All the paths of Jehovah are loving kindness and truth unto such as keep his covenant and his testimonies.” Loving-kindness or mercy in the promise; faithfulness and truth in the fulfilling or hearing of the promises.
And in another Psalm he says: “Mercy and truth are met together; righteousness and peace have kissed each other.” Psalm 85:10. That is, they come together in every work and gift we receive from God through prayer.
In the fifth place, one should so act in this confidence of prayer as not to limit God and specify the day or place, nor designate the way or measure of the prayer’s fulfillment; but leave all to his own will, wisdom and almighty power. Then confidently and cheerfully await the answer, not even wishing to know how and where, how soon, how long, and through whom. His divine wisdom will find far better ways and measures, time and place, than we can devise, even should we perform miracles. So, in the Old Testament, the children of Israel all trusted in God to deliver them while yet there was no possible way before their eyes, nor even in their thoughts; then the Red Sea parted and offered them a way through the waters, and suddenly drowned all their enemies. Exodus 14.

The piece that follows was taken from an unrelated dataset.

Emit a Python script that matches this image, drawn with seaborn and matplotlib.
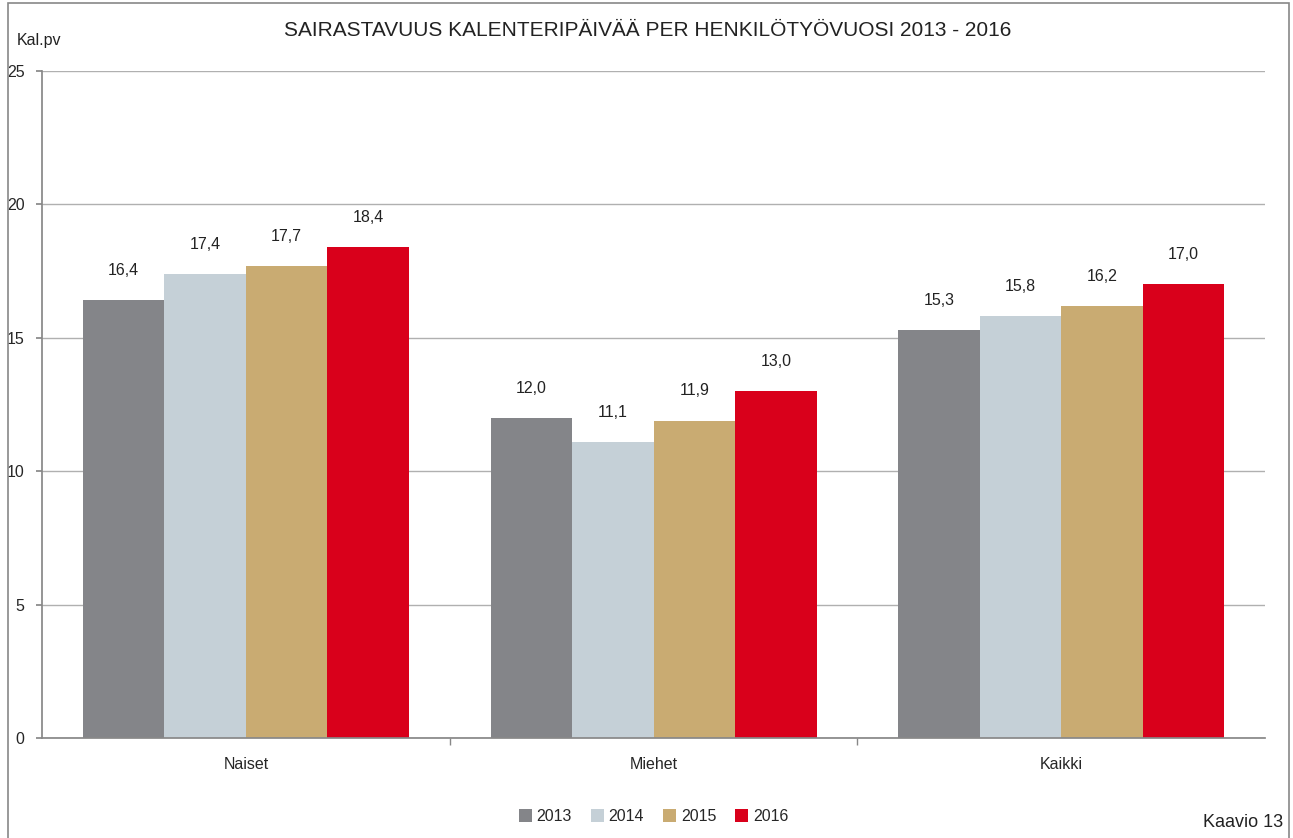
import numpy as np
import pandas as pd
import matplotlib
matplotlib.use("Agg")
import matplotlib.pyplot as plt
from matplotlib.patches import Rectangle
import seaborn as sns

# data
groups = ["Naiset", "Miehet", "Kaikki"]
years = ["2013", "2014", "2015", "2016"]
v2013 = [16.4, 12.0, 15.3]
v2014 = [17.4, 11.1, 15.8]
v2015 = [17.7, 11.9, 16.2]
v2016 = [18.4, 13.0, 17.0]
colors = ["#848589", "#c5d0d7", "#c9ab72", "#d9001b"]

df = pd.DataFrame({"ryhma": groups * 4,
                   "vuosi": np.repeat(years, 3),
                   "arvo": v2013 + v2014 + v2015 + v2016})

sns.set_theme(style="white")
plt.rcParams["font.family"] = ["Liberation Sans Narrow", "Liberation Sans", "DejaVu Sans"]

fig = plt.figure(figsize=(12.93, 8.38), dpi=100)
ax = fig.add_axes([0.0325, 0.1193, 0.946, 0.796])

sns.barplot(data=df, x="ryhma", y="arvo", hue="vuosi", palette=colors,
            width=0.8, saturation=1, linewidth=0, ax=ax, legend=True)

# value labels
for cont in ax.containers:
    ax.bar_label(cont, labels=[f"{v:.1f}".replace(".", ",") for v in cont.datavalues],
                 padding=16, fontsize=11.5, color="#222222")

ax.set_ylim(0, 25)
ax.set_xlim(-0.5, 2.5)
ax.set_yticks([0, 5, 10, 15, 20, 25])
ax.yaxis.grid(True, color="#b0b0b0", linewidth=1)
ax.set_axisbelow(True)
ax.set_xlabel("")
ax.set_ylabel("")
for s in ["top", "right"]:
    ax.spines[s].set_visible(False)
ax.spines["left"].set_color("#888888")
ax.spines["bottom"].set_color("#888888")
ax.tick_params(axis="y", left=True, length=4, color="#888888", labelsize=11.5, pad=8.5)
ax.tick_params(axis="x", bottom=False, labelsize=11.5, pad=8)
# category boundary ticks
ax.set_xticks([0.5, 1.5], minor=True)
ax.tick_params(axis="x", which="minor", bottom=True, length=5, color="#888888")

leg = ax.legend(loc="upper center", bbox_to_anchor=(0.5, -0.085), ncol=4, frameon=False,
                fontsize=11.5, handlelength=0.8, handleheight=0.8, handletextpad=0.3,
                columnspacing=1.2)

fig.text(0.501, 0.964, "SAIRASTAVUUS KALENTERIPÄIVÄÄ PER HENKILÖTYÖVUOSI 2013 - 2016",
         ha="center", va="center", fontsize=15, color="#222222")
fig.text(0.013, 0.952, "Kal.pv", ha="left", va="center", fontsize=11.5, color="#222222")
fig.text(0.992, 0.019, "Kaavio 13", ha="right", va="center", fontsize=13, color="#222222")

fig.patches.append(Rectangle((0.006, -0.01), 0.991, 1.006, transform=fig.transFigure,
                             fill=False, edgecolor="#888888", linewidth=1.2))

fig.savefig("out.png", dpi=100, facecolor="white")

Thus Judith, the holy woman, did when she heard that the citizens of Bethulia wished to deliver the city to their enemies within five days if God, in the meantime, did not help. She reproved them and said, Now who are ye, that have tempted God? They are not designs by which one acquires grace; but they awaken more disgrace. Do you wish to set a time for God to show you mercy, and specify a day according to your own pleasure?
Judith 8:10-12. Then the Lord helped her in a wonderful manner, in that she cut off the head of the great Holofernes and dispersed the enemies.

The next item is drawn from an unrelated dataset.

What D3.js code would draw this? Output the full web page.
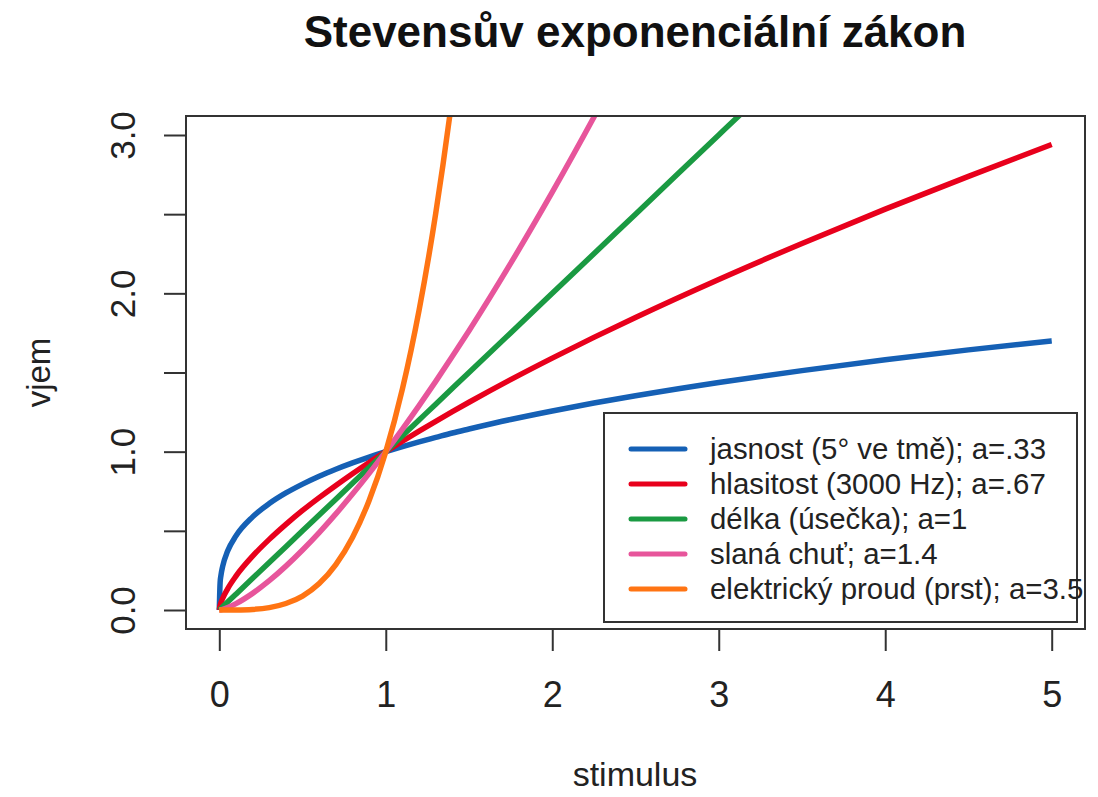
<!DOCTYPE html>
<html>
<head>
<meta charset="utf-8">
<script src="https://cdn.jsdelivr.net/npm/d3@7"></script>
<style>
  body { margin: 0; background: #fff; }
  text { font-family: "Liberation Sans", Arial, sans-serif; }
</style>
</head>
<body>
<svg width="1098" height="797"></svg>
<script>
const stimulus = [0, 0.005, 0.01, 0.02, 0.05, 0.1, 0.2, 0.3, 0.4, 0.5, 0.6, 0.7, 0.8, 0.9, 1,
  1.1, 1.2, 1.3, 1.4, 1.5, 1.75, 2, 2.25, 2.5, 3, 3.5, 4, 4.5, 5];

const jasnost = [0, 0.174, 0.219, 0.275, 0.372, 0.468, 0.588, 0.672, 0.739, 0.795, 0.845, 0.889, 0.929, 0.966, 1,
  1.032, 1.062, 1.090, 1.118, 1.143, 1.203, 1.257, 1.307, 1.353, 1.437, 1.512, 1.580, 1.643, 1.700];
const hlasitost = [0, 0.029, 0.046, 0.073, 0.134, 0.214, 0.340, 0.446, 0.541, 0.629, 0.710, 0.787, 0.861, 0.932, 1,
  1.066, 1.130, 1.192, 1.253, 1.312, 1.455, 1.591, 1.722, 1.848, 2.088, 2.315, 2.532, 2.739, 2.940];
const delka = [0, 0.005, 0.01, 0.02, 0.05, 0.1, 0.2, 0.3, 0.4, 0.5, 0.6, 0.7, 0.8, 0.9, 1,
  1.1, 1.2, 1.3, 1.4, 1.5, 1.75, 2, 2.25, 2.5, 3, 3.5, 4, 4.5, 5];
const slanaChut = [0, 0.0006, 0.0016, 0.0042, 0.015, 0.040, 0.105, 0.185, 0.277, 0.379, 0.489, 0.607, 0.732, 0.863, 1,
  1.143, 1.291, 1.444, 1.602, 1.764, 2.189, 2.639, 3.112, 3.607, 4.656, 5.777, 6.964, 8.213, 9.518];
const proud = [0, 0, 0, 0, 0, 0.0003, 0.0036, 0.015, 0.041, 0.088, 0.167, 0.287, 0.458, 0.692, 1,
  1.396, 1.893, 2.505, 3.247, 4.134, 7.09, 11.31, 17.08, 24.71, 46.77, 80.2, 128, 193.3, 279.5];

const seriesNames = [
  "jasnost (5° ve tmě); a=.33",
  "hlasitost (3000 Hz); a=.67",
  "délka (úsečka); a=1",
  "slaná chuť; a=1.4",
  "elektrický proud (prst); a=3.5"
];
const seriesValues = [jasnost, hlasitost, delka, slanaChut, proud];
const colors = ["#1560b5", "#e8001c", "#1a9a42", "#e7559b", "#ff7413"];

const xTicks = [0, 1, 2, 3, 4, 5];
const yTicks = [0, 0.5, 1, 1.5, 2, 2.5, 3];
const yLabelled = [0, 1, 2, 3];

const svg = d3.select("svg");
const margin = {left: 186, right: 1085, top: 116, bottom: 629};

// R style 4% padding on both axes
const x = d3.scaleLinear().domain([-0.2, 5.2]).range([margin.left, margin.right]);
const y = d3.scaleLinear().domain([-0.12, 3.12]).range([margin.bottom, margin.top]);

svg.append("clipPath").attr("id", "plotclip")
  .append("rect")
  .attr("x", margin.left).attr("y", margin.top)
  .attr("width", margin.right - margin.left)
  .attr("height", margin.bottom - margin.top);

const line = d3.line()
  .x(d => x(d[0]))
  .y(d => y(d[1]))
  .curve(d3.curveMonotoneX);

const plot = svg.append("g").attr("clip-path", "url(#plotclip)");
seriesValues.forEach((vals, i) => {
  plot.append("path")
    .datum(stimulus.map((s, j) => [s, vals[j]]))
    .attr("fill", "none")
    .attr("stroke", colors[i])
    .attr("stroke-width", 5.5)
    .attr("stroke-linejoin", "round")
    .attr("d", line);
});

// box
svg.append("rect")
  .attr("x", margin.left).attr("y", margin.top)
  .attr("width", margin.right - margin.left)
  .attr("height", margin.bottom - margin.top)
  .attr("fill", "none").attr("stroke", "#333").attr("stroke-width", 2);

// x axis
const xAxis = d3.axisBottom(x).tickValues(xTicks).tickSize(22).tickFormat(d3.format("d"));
const gx = svg.append("g").attr("transform", `translate(0,${margin.bottom})`).call(xAxis);
gx.select(".domain").remove();
gx.selectAll(".tick line").attr("stroke", "#333").attr("stroke-width", 2);
gx.selectAll(".tick text").attr("font-size", 36).attr("fill", "#222")
  .attr("font-family", "'Liberation Sans', Arial, sans-serif")
  .attr("dy", null).attr("y", 78);

// y axis
const yAxis = d3.axisLeft(y).tickValues(yTicks).tickSize(22).tickFormat(d => yLabelled.includes(d) ? d3.format(".1f")(d) : "");
const gy = svg.append("g").attr("transform", `translate(${margin.left},0)`).call(yAxis);
gy.select(".domain").remove();
gy.selectAll(".tick line").attr("stroke", "#333").attr("stroke-width", 2);
gy.selectAll(".tick text")
  .attr("font-size", 35).attr("fill", "#222")
  .attr("font-family", "'Liberation Sans', Arial, sans-serif")
  .attr("x", 0).attr("dy", null)
  .attr("text-anchor", "middle")
  .attr("transform", "translate(-51,0) rotate(-90)")
  .attr("y", 0);

// titles
svg.append("text")
  .attr("x", 635).attr("y", 47)
  .attr("text-anchor", "middle")
  .attr("font-size", 44).attr("font-weight", "bold").attr("fill", "#111")
  .text("Stevensův exponenciální zákon");

svg.append("text")
  .attr("x", 635).attr("y", 786)
  .attr("text-anchor", "middle")
  .attr("font-size", 34).attr("fill", "#222")
  .text("stimulus");

svg.append("text")
  .attr("transform", `translate(50,${(margin.top + margin.bottom) / 2}) rotate(-90)`)
  .attr("text-anchor", "middle")
  .attr("font-size", 33).attr("fill", "#222")
  .text("vjem");

// legend
const lg = svg.append("g");
lg.append("rect")
  .attr("x", 604).attr("y", 413).attr("width", 473).attr("height", 209)
  .attr("fill", "#fff").attr("stroke", "#333").attr("stroke-width", 2);
seriesNames.forEach((name, i) => {
  const ly = 449 + i * 35;
  lg.append("line")
    .attr("x1", 631).attr("x2", 685).attr("y1", ly).attr("y2", ly)
    .attr("stroke", colors[i]).attr("stroke-width", 5).attr("stroke-linecap", "round");
  lg.append("text")
    .attr("x", 710).attr("y", ly).attr("dy", "0.35em")
    .attr("font-size", 29.4).attr("fill", "#222")
    .text(name);
});
</script>
</body>
</html>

In like manner, St. Paul says that God’s ability is thus proved, in that he does exceeding abundantly above and better than we ask or think. Ephesians 3:20. Therefore, we should know that we are too finite to be able to name, picture or designate the time, place, way, measure and other circumstances for that which we ask of God. Let us leave that entirely to him, and immovably and steadfastly believe that he will hear us.